Now let's go back to where I-90 heads into the narrow gap at the south end of Grouse Ridge. (See right view [285 KB].) This is Twin Falls. (In the old days of Highway 10 there was a rest stop there, where one could peer down at the Upper Falls. Now there's a hydroelectric dam there; if you watch carefully, you can see the top of the dam on the north side as you speed by.) Just above that there appears to be a large landslide slipping to the right (sorry, it's just a bright blur in the picture); that is the sand and gravel quarry at exit 38. Closer in and to the right, hard up against the foot of Mt. Washington, is another gash. This is the old gravel quarry at Ragnar, situated on the old Milwaukee Railroad grade (now the John Wayne Pioneer Trail). The old grade used to be visible as it swept toward Cedar Butte, but now the trees have grown over it. If you can see it through the trees, note that the lower elevations of Mount Washington between Ragnar and Cedar Butte are quite steep; I'll discuss why in the geology section.

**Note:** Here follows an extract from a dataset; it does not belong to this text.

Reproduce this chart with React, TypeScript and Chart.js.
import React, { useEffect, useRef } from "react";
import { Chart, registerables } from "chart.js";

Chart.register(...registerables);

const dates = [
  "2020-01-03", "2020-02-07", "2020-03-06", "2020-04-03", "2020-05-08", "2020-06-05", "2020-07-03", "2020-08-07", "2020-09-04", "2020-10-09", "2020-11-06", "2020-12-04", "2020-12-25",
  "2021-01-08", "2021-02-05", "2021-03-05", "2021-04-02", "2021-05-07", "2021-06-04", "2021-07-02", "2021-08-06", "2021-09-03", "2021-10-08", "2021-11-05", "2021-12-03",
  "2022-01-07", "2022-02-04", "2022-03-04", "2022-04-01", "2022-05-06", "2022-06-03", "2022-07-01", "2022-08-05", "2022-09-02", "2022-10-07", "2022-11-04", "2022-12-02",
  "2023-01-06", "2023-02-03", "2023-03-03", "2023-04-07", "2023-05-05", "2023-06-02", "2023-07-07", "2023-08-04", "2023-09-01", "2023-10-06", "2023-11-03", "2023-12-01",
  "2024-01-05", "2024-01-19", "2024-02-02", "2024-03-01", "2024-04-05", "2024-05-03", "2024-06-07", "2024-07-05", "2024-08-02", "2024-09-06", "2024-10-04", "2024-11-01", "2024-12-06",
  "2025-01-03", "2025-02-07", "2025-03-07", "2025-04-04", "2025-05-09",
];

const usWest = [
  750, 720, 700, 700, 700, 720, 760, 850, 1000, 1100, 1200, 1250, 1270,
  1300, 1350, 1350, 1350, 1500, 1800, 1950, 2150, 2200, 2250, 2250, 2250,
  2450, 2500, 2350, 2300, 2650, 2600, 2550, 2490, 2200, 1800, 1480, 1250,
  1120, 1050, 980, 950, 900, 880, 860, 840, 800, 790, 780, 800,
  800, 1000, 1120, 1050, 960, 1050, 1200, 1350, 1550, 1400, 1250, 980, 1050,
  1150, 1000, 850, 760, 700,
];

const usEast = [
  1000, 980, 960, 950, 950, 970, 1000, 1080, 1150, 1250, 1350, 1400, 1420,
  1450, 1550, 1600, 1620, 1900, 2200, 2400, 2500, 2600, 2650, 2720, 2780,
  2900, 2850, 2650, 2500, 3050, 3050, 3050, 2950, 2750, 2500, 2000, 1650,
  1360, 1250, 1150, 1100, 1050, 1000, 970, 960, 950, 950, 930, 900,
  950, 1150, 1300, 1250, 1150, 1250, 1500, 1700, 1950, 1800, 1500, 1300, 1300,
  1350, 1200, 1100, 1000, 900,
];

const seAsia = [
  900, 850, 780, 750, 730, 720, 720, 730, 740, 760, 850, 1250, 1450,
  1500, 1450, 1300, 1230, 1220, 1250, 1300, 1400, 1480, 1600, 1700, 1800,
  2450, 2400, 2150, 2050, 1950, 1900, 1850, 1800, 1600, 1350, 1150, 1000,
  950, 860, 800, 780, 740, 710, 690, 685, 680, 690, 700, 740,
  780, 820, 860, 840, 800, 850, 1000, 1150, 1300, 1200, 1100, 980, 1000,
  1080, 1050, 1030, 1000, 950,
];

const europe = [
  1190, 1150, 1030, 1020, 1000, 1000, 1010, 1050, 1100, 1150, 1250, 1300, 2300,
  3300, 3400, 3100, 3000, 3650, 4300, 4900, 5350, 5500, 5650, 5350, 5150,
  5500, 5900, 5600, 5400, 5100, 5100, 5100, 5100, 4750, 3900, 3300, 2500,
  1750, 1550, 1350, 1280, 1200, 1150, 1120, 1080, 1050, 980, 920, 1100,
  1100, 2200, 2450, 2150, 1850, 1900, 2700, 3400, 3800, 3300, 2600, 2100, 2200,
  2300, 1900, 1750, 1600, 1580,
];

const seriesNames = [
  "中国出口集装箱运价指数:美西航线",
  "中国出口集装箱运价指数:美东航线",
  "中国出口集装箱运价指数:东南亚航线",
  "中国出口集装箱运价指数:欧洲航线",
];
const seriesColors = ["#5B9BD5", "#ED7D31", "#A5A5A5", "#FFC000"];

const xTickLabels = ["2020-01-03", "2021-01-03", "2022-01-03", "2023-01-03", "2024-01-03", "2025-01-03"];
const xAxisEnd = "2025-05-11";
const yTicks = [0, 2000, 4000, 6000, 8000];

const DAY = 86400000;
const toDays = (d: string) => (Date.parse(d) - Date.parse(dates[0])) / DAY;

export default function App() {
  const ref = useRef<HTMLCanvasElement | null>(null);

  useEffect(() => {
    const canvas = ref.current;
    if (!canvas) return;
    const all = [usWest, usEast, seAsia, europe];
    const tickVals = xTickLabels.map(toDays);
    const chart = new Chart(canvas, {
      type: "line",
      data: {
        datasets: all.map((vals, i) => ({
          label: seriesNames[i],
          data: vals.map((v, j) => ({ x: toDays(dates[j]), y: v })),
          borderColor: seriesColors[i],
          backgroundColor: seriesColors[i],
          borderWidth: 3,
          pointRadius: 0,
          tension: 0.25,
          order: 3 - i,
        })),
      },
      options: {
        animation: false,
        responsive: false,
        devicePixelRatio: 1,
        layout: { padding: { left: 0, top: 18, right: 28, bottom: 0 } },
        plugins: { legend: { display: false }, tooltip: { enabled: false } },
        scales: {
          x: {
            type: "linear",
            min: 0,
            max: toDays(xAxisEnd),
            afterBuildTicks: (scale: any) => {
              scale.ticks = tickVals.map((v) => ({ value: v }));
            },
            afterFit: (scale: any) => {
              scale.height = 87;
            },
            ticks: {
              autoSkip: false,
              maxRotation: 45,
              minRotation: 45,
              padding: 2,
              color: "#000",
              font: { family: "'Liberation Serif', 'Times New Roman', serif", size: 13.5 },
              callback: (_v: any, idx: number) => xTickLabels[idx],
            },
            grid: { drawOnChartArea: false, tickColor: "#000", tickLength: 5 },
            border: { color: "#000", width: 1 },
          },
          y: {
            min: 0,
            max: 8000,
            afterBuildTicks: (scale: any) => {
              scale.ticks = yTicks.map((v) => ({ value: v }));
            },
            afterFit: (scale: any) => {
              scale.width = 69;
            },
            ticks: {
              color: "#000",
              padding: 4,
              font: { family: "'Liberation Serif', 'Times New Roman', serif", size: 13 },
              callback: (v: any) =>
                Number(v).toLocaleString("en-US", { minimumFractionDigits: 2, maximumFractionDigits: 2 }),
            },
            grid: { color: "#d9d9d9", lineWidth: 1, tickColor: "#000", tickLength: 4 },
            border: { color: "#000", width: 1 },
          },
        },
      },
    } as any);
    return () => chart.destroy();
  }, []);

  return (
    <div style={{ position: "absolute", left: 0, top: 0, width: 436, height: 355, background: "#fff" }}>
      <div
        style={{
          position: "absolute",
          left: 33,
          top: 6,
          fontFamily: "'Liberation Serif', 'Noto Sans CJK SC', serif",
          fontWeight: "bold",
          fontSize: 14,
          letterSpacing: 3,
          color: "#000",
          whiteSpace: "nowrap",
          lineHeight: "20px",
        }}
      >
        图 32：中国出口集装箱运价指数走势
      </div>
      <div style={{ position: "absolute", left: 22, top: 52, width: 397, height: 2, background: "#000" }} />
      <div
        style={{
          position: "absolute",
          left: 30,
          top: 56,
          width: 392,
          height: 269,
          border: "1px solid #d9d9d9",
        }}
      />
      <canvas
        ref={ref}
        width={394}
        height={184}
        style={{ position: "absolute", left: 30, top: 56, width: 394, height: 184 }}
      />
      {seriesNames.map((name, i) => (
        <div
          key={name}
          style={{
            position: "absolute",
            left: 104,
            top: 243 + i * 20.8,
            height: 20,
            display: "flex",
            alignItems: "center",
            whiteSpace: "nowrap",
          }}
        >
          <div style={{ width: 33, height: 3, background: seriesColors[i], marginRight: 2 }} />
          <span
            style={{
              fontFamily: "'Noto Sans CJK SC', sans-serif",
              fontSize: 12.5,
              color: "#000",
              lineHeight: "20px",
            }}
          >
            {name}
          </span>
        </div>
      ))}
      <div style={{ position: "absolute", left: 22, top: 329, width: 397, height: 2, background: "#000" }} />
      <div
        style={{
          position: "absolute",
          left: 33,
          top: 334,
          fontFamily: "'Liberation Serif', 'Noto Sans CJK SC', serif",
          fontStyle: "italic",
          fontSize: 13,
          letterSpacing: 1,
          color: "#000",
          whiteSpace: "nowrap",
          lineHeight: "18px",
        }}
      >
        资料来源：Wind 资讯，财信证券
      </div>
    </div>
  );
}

If you can make out how Edgewick Road goes south from Truck Town to the point where it meets the access road going due east to Twin Falls State Park, you'll have a good idea of where the bridge over the South Fork is. The hamlet of Edgewick that was destroyed in the flood of the Boxley Blowout was just this side of that.

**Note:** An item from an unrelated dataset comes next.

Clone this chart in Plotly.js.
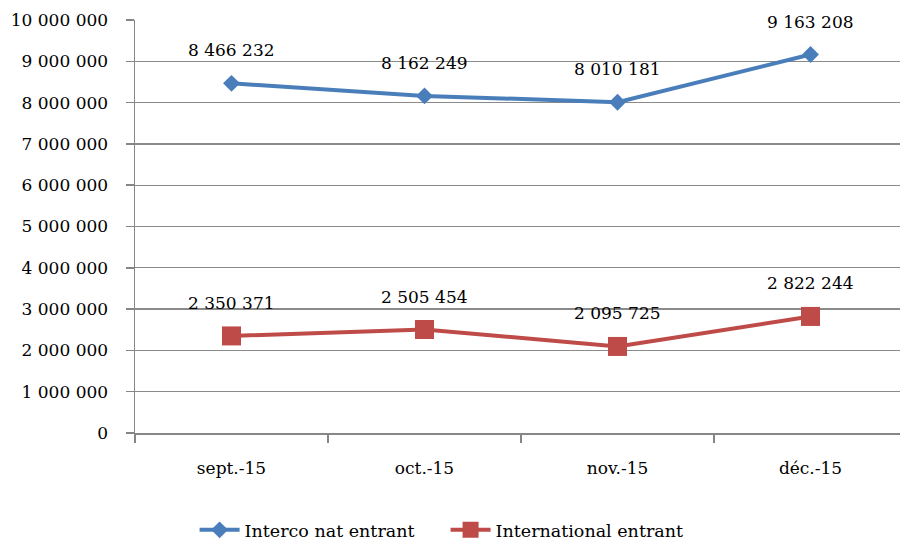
<!DOCTYPE html>
<html>
<head>
<meta charset="utf-8">
<script src="https://cdn.plot.ly/plotly-3.0.1.min.js"></script>
<style>html,body{margin:0;padding:0;background:#fff;}#chart{width:900px;height:543px;}</style>
</head>
<body>
<div id="chart"></div>
<script>
const categories = ["sept.-15", "oct.-15", "nov.-15", "déc.-15"];
const seriesNames = ["Interco nat entrant", "International entrant"];
const intercoNat = [8466232, 8162249, 8010181, 9163208];
const international = [2350371, 2505454, 2095725, 2822244];
const yTickVals = [0, 1000000, 2000000, 3000000, 4000000, 5000000, 6000000, 7000000, 8000000, 9000000, 10000000];

const FONT = "DejaVu Serif";
function fmt(v) { return String(v).replace(/\B(?=(\d{3})+(?!\d))/g, " "); }

const traces = [
  {
    x: categories, y: intercoNat, name: seriesNames[0], type: "scatter", mode: "lines+markers",
    line: {color: "#4a7ebb", width: 4},
    marker: {symbol: "diamond", size: 13, color: "#4a7ebb"}
  },
  {
    x: categories, y: international, name: seriesNames[1], type: "scatter", mode: "lines+markers",
    line: {color: "#be4b48", width: 4},
    marker: {symbol: "square", size: 19, color: "#be4b48"}
  }
];

const annotations = [];
[intercoNat, international].forEach(function(s) {
  s.forEach(function(v, i) {
    annotations.push({
      x: categories[i], y: v, xref: "x", yref: "y", text: fmt(v), showarrow: false,
      yshift: 33, font: {family: FONT, size: 17, color: "#000"}
    });
  });
});

const layout = {
  width: 900, height: 543,
  margin: {l: 135, r: 0, t: 20, b: 110},
  paper_bgcolor: "#fff", plot_bgcolor: "#fff",
  font: {family: FONT, size: 17, color: "#000"},
  showlegend: true,
  legend: {
    orientation: "h", x: 0.406, xanchor: "center", yref: "container", y: 0.024, yanchor: "middle",
    font: {family: FONT, size: 17.5, color: "#000"}, itemwidth: 40, traceorder: "normal",
    entrywidth: 196
  },
  xaxis: {
    type: "category", range: [-0.5, 3.4637], fixedrange: true,
    showline: true, linecolor: "#868686", linewidth: 1.5,
    ticks: "outside", tickson: "boundaries", ticklen: 8, tickcolor: "#868686", tickwidth: 1.5,
    showgrid: false, zeroline: false, ticklabelstandoff: 19,
    tickfont: {family: FONT, size: 17, color: "#000"}
  },
  yaxis: {
    range: [0, 10000000], tickvals: yTickVals, ticktext: yTickVals.map(fmt),
    showline: true, linecolor: "#868686", linewidth: 1.5,
    ticks: "outside", ticklen: 8, tickcolor: "#868686", tickwidth: 1.5,
    showgrid: true, gridcolor: "#8a8a8a", gridwidth: 1.3, zeroline: false,
    ticklabelstandoff: 14,
    tickfont: {family: FONT, size: 17, color: "#000"}
  },
  annotations: annotations
};

Plotly.newPlot("chart", traces, layout, {displayModeBar: false, staticPlot: true});
</script>
</body>
</html>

Grouse Ridge extends across the entire Middle Fork valley like a dam. This is a moraine, or deposit, left behind by a glacier. Only this is not a terminal moraine (i.e., a moraine left at the furthest advance) of a glacier coming out of the valley, such as we might expect having seen the glaciers on Mount Rainer, even though this valley is a classic U-shaped valley such as glaciers carve. This is actually a moraine left by the glacier that flowed several hundred miles from British Columbia (not in sight from here!). It is so flat because it is a delta moraine, that was deposited in a lake. In looking up the valley of the Middle Fork you are in a sense looking into the side of what once was a glacially impounded lake. (See geology for more details.)

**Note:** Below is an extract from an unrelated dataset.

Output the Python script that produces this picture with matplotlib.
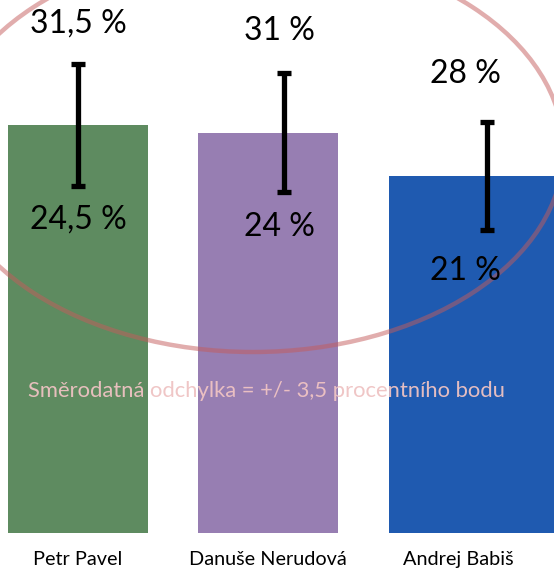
import matplotlib
matplotlib.use('Agg')
import matplotlib.pyplot as plt
from matplotlib.patches import Ellipse

candidates = ['Petr Pavel', 'Danuše Nerudová', 'Andrej Babiš']
support = [28.0, 27.5, 24.5]
drawn_err = [4.2, 4.1, 3.7]
upper_labels = ['31,5 %', '31 %', '28 %']
lower_labels = ['24,5 %', '24 %', '21 %']
upper_values = [31.5, 31.0, 28.0]
lower_values = [24.5, 24.0, 21.0]
note = 'Směrodatná odchylka = +/- 3,5 procentního bodu'

colors = ['#5e8b60', '#977eb2', '#1f5ab0']
bar_widths = [0.737, 0.737, 0.95]
bar_shift = [0, 0, 0.11]
err_shift = [0, 0.084, 0.153]
label_shift = [0, 0.058, 0.037]

plt.rcParams['font.family'] = ['Lato', 'DejaVu Sans']

fig = plt.figure(figsize=(5.54, 5.70), dpi=100)
ax = fig.add_axes([0, 37 / 570, 1, 533 / 570])

x = list(range(len(candidates)))
ax.bar([i + s for i, s in zip(x, bar_shift)], support, width=bar_widths,
       color=colors, zorder=1)

# error bars sit a bit to the right of the bar centres in the original
ex = [i + s for i, s in zip(x, err_shift)]
ax.errorbar(ex, support, yerr=drawn_err, fmt='none', ecolor='black',
            elinewidth=3.8, capsize=5, capthick=3.8, zorder=3)

for i in x:
    tx = i + label_shift[i]
    ax.text(tx, upper_values[i] + 3.5, upper_labels[i], ha='center',
            va='center', fontsize=23, color='black', zorder=4)
    ax.text(tx, lower_values[i] - 3.0, lower_labels[i], ha='center',
            va='center', fontsize=23, color='black', zorder=4)

ax.set_xlim(-0.41, 2.505)
ax.set_ylim(0, 36.6)
ax.set_xticks(x)
ax.set_xticklabels(candidates, fontsize=14.3)
ax.tick_params(axis='x', length=0, pad=13)
ax.set_yticks([])
for side in ax.spines.values():
    side.set_visible(False)

ell = Ellipse((253 / 554, 1 - 150 / 570), 621 / 554, 404 / 570,
              transform=fig.transFigure, fill=False,
              edgecolor=(0.77, 0.36, 0.36, 0.5), linewidth=3.2, zorder=2)
ax.add_patch(ell)
ell.set_clip_on(False)

fig.text(266 / 554, 1 - 391 / 570, note, ha='center', va='center',
         fontsize=15.8, color='#efc3c3', alpha=0.95)

fig.savefig('out.png', dpi=100)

This moraine dammed (and still does) the original course of the South Fork of the Snoqualmie River. There isn't a lake behind it because it all filled in (what's now Ollalie State Park, past exit 38), forcing the river out of its channel and into its current channel over a rock ledge at Twin Falls. And having carved a channel into the rock, it can't get out to wash away the little that remains of the dam. The same thing happened to the Cedar River: once it flowed towards North Bend and joined the Snoqualmie River, but the glacier forced it up onto a spur of rock, and through the gap southwest of Rattlesnake Lake. By the time the glacier receded, it was caught in a channel it couldn't get out of--until the Masonry Dam was built. And then it did try to cut a new channel back to the Snoqualmie Valley just behind Cedar Butte (see Boxley Blowout).
Views to the south are largely obscured by the trees, and better seen from the Ledges. (See the view from the Ledges.) The fleeting glimpses to be obtained to the south look out over the Cedar Embankment, where the terrain gently slopes toward the City of Seattle's Chester Morse Reservoir (formerly Cedar Lake) to the south-southeast, and the Masonry Dam, about a mile south-southwest. (There used to be a view of the dam, but the trees at the dam have hidden it.) The Embankment is the deposit of gravel and till that has filled the original channel of the Cedar River, much as happened on the South Fork of the Snoqualmie River.
From the viewpoint further down on the new trail you are, of course, looking at Rattlesnake Lake and the south end of Rattlesnake Mountain; the Ledges are not quite as impressive looking as they are in profile. Down below is the John Wayne Pioneer Trail, where you hiked in on, and to the right of that you can make out Christmas Lake. (From the Ledges you can also see Rainbow Lake, but that is at a slightly lower elevation and not visible from here.)
The best guide for identifying these views is Richard Pargeter's "The North Central Cascades" pictorial map.